All the stuff I do to keep my Windows tight, including hardware firewall, antivirus, hostsman hosts file, software firewall, registry fixer, spybot scanner, spyware scanner, rootkit revealer, popup blocker, startup manager, disk defrag, registry defrag, ... I mostly don't have on my Linux. On Linux I just have my shared hardware firewall, the iptables software firewall, a popup resistant browser, and the traditional choice of what services to startup at boot.
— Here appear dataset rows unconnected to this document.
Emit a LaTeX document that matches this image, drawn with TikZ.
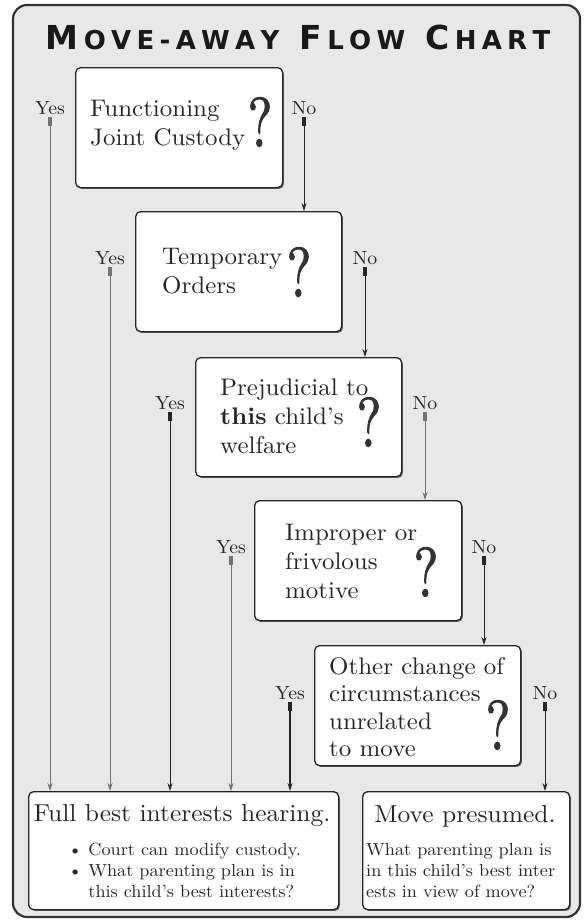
\documentclass[tikz,border=0pt]{standalone}
\usepackage{fontspec}
\setmainfont{lmroman10-regular}[Extension=.otf, BoldFont=lmroman10-bold, FakeStretch=1.04]
\newfontfamily\qfont{lmroman10-regular}[Extension=.otf, FakeBold=1.6]
\usetikzlibrary{arrows.meta,shadows}
\newfontfamily\titlefont{DejaVu Sans}
\newcommand\mvBig[1]{{\fontsize{33}{33}\selectfont #1}}
\newcommand\mvSm[1]{{\fontsize{26}{26}\selectfont #1}}
\newcommand\mvK{\kern5.3pt}
\begin{document}
\begin{tikzpicture}[x=1pt,y=-1pt,
  qbox/.style={draw=black!85, line width=1.3pt, fill=white, rounded corners=5pt,
    inner sep=0pt, anchor=north west,
    drop shadow={shadow xshift=1.3pt, shadow yshift=-1.3pt, opacity=0.55, fill=black}},
  qtext/.style={align=left, anchor=west, inner sep=0pt, text=black!85,
    font=\fontsize{24}{29}\selectfont},
  qmark/.style={inner sep=0pt, text=black!80, font=\qfont\fontsize{70}{70}\selectfont},
  lbl/.style={inner sep=2pt, text=black!85, font=\fontsize{19}{19}\selectfont},
  conn/.style={line width=0.8pt, draw=black!85,
    {Rectangle[length=9pt,width=3.4pt]}-{Stealth[length=8pt,width=5pt]}},
  connl/.style={conn, draw=black!55},
  btitle/.style={inner sep=0pt, text=black!85, font=\fontsize{24.5}{24.5}\selectfont},
  bsmall/.style={inner sep=0pt, align=left, anchor=north west, text=black!85,
    font=\fontsize{17.5}{21}\selectfont}]
\useasboundingbox (0,0) rectangle (585,924);
% frame
\draw[line width=2.2pt, draw=black!80, fill=black!9, rounded corners=14pt] (13,5) rectangle (580,917);
% title
\node[font=\titlefont\bfseries, text=black!90, inner sep=0pt] (title) at (298,37)
  {\mvBig{M}\mvSm{\mvK O\mvK V\mvK E\mvK -\mvK A\mvK W\mvK A\mvK Y}\hspace{20pt}%
   \mvBig{F}\mvSm{\mvK L\mvK O\mvK W}\hspace{20pt}%
   \mvBig{C}\mvSm{\mvK H\mvK A\mvK R\mvK T}};
% question boxes
\node[qbox, minimum width=207pt, minimum height=120pt] (q1) at (75,67) {};
\node[qbox, minimum width=206pt, minimum height=120pt] (q2) at (135,211) {};
\node[qbox, minimum width=206pt, minimum height=119pt] (q3) at (195,357) {};
\node[qbox, minimum width=207pt, minimum height=120pt] (q4) at (254,500) {};
\node[qbox, minimum width=206pt, minimum height=120pt] (q5) at (314,645) {};
% texts
\node[qtext] (t1) at (90,125) {Functioning\\Joint Custody};
\node[qtext] (t2) at (162,271) {Temporary\\Orders};
\node[qtext] (t3) at (220,416) {Prejudicial to\\\textbf{this} child's\\welfare};
\node[qtext] (t4) at (285,561) {Improper or\\frivolous\\motive};
\node[qtext, font=\fontsize{24}{27.5}\selectfont] (t5) at (329,707) {Other change of\\circumstances\\unrelated\\to move};
% question marks
\node[qmark] (m1) at (260,122) {\scalebox{0.75}[1]{?}};
\node[qmark] (m2) at (299,272) {\scalebox{0.75}[1]{?}};
\node[qmark] (m3) at (369,422) {\scalebox{0.75}[1]{?}};
\node[qmark] (m4) at (426,572) {\scalebox{0.75}[1]{?}};
\node[qmark] (m5) at (498,725) {\scalebox{0.75}[1]{?}};
% bottom boxes
\node[qbox, minimum width=310pt, minimum height=118pt] (b1) at (28,791) {};
\node[qbox, minimum width=207pt, minimum height=118pt] (b2) at (362,791) {};
\node[btitle] (b1t) at (182,816) {Full best interests hearing.};
\node[btitle] (b2t) at (465,816) {Move presumed.};
\node[bsmall] (b1s) at (68,843) {\textbullet\ Court can modify custody.\\\textbullet\ What parenting plan is in\\\phantom{\textbullet\ }this child's best interests?};
\node[bsmall] (b2s) at (366,843) {What parenting plan is\\in this child's best inter\\ests in view of move?};
% labels
\node[lbl] (y1) at (50,108) {Yes};
\node[lbl] (n1) at (304,108) {No};
\node[lbl] (y2) at (110,258) {Yes};
\node[lbl] (n2) at (365,258) {No};
\node[lbl] (y3) at (170,403) {Yes};
\node[lbl] (n3) at (425,403) {No};
\node[lbl] (y4) at (231,547) {Yes};
\node[lbl] (n4) at (484,547) {No};
\node[lbl] (y5) at (290,693) {Yes};
\node[lbl] (n5) at (545,693) {No};
% connectors
\draw[connl] (y1.south) -- (y1.south |- b1.north);
\draw[connl] (y2.south) -- (y2.south |- b1.north);
\draw[conn] (y3.south) -- (y3.south |- b1.north);
\draw[connl] (y4.south) -- (y4.south |- b1.north);
\draw[conn, line width=1.1pt] (y5.south) -- (y5.south |- b1.north);
\draw[conn] (n1.south) -- (n1.south |- q2.north);
\draw[conn] (n2.south) -- (n2.south |- q3.north);
\draw[connl] (n3.south) -- (n3.south |- q4.north);
\draw[conn] (n4.south) -- (n4.south |- q5.north);
\draw[conn] (n5.south) -- (n5.south |- b2.north);
\end{tikzpicture}
\end{document}
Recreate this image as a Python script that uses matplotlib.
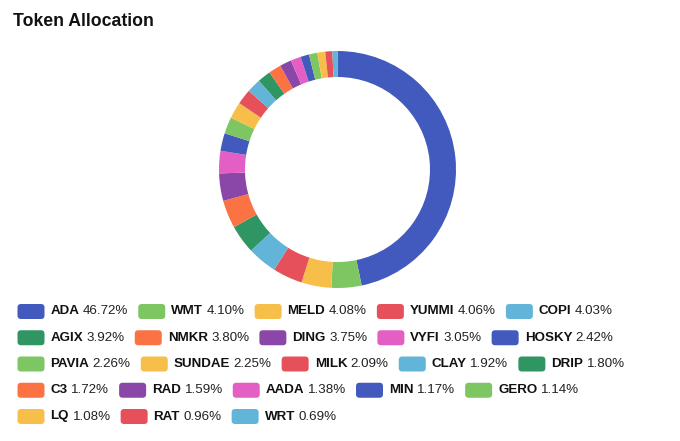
import matplotlib
matplotlib.use("Agg")
import matplotlib.pyplot as plt
from matplotlib.patches import FancyBboxPatch

tokens = ["ADA", "WMT", "MELD", "YUMMI", "COPI", "AGIX", "NMKR", "DING", "VYFI", "HOSKY",
          "PAVIA", "SUNDAE", "MILK", "CLAY", "DRIP", "C3", "RAD", "AADA", "MIN", "GERO",
          "LQ", "RAT", "WRT"]
shares = [46.72, 4.10, 4.08, 4.06, 4.03, 3.92, 3.80, 3.75, 3.05, 2.42,
          2.26, 2.25, 2.09, 1.92, 1.80, 1.72, 1.59, 1.38, 1.17, 1.14,
          1.08, 0.96, 0.69]
palette = ["#4259be", "#7ec662", "#f8be4a", "#e6505a", "#62b5d9",
           "#2f9562", "#fb7343", "#8a47a8", "#e45fc4"]
colors = [palette[i % len(palette)] for i in range(len(tokens))]
title = "Token Allocation"

W, H = 680, 441
fig = plt.figure(figsize=(W / 100, H / 100), dpi=100)
fig.patch.set_facecolor("white")

# donut
cx, cy, R = 337.5, 169.5, 118.5
box = 120
ax = fig.add_axes([(cx - box) / W, (H - cy - box) / H, 2 * box / W, 2 * box / H])
ax.pie(shares, colors=colors, startangle=90, counterclock=False, radius=R / box,
       wedgeprops=dict(width=26 / box, linewidth=0))
ax.set_xlim(-1, 1)
ax.set_ylim(-1, 1)
ax.set_aspect("auto")
ax.axis("off")

fig.text(13 / W, 1 - 21 / H, title, fontsize=12.7, fontweight="bold",
         family="Liberation Sans", color="#111111", va="center", ha="left")

renderer = fig.canvas.get_renderer()

def px_width(t):
    return t.get_window_extent(renderer=renderer).width

fs = 9.6
x0, y0 = 17.5, 311.5
row_h = 26.25
sw_w, sw_h = 27, 15
limit = 655
x, y = x0, y0
for name, val, col in zip(tokens, shares, colors):
    t1 = fig.text(0, 0, name, fontsize=fs, fontweight="bold", family="Liberation Sans")
    t2 = fig.text(0, 0, f"{val:.2f}%", fontsize=fs, family="Liberation Sans")
    w1, w2 = px_width(t1), px_width(t2)
    space = 3.5
    item_w = sw_w + 6 + w1 + space + w2
    if x + item_w > limit and x > x0:
        x = x0
        y += row_h
    sw = FancyBboxPatch((x / W, (H - y - sw_h / 2) / H), sw_w / W, sw_h / H,
                        boxstyle=f"round,pad=0,rounding_size={3.5 / W}",
                        transform=fig.transFigure, facecolor=col, edgecolor="none",
                        mutation_aspect=W / H)
    fig.add_artist(sw)
    tx = x + sw_w + 6
    t1.set_position((tx / W, 1 - y / H))
    t1.set_va("center")
    t1.set_color("#111111")
    t2.set_position(((tx + w1 + space) / W, 1 - y / H))
    t2.set_va("center")
    t2.set_color("#222222")
    x += item_w + 10

fig.savefig("out.png", dpi=100, facecolor="white")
And where I had to hunt down and separately download and where appropriate pay for the Windows tools, one at a time, all the Linux tools (except of course for the separate hardware firewall) all come in the distribution, with automatic security patch updates.
You can get a good idea of what is included in the SuSE manual by looking at the table of contents for last years SuSE 9.1 Linux Administration Manual, at: SUSE LINUX Administration Guide.
Now on to Ubuntu, I want to try the Gnome environment first I'll do a live then if that works an install. Thanks all.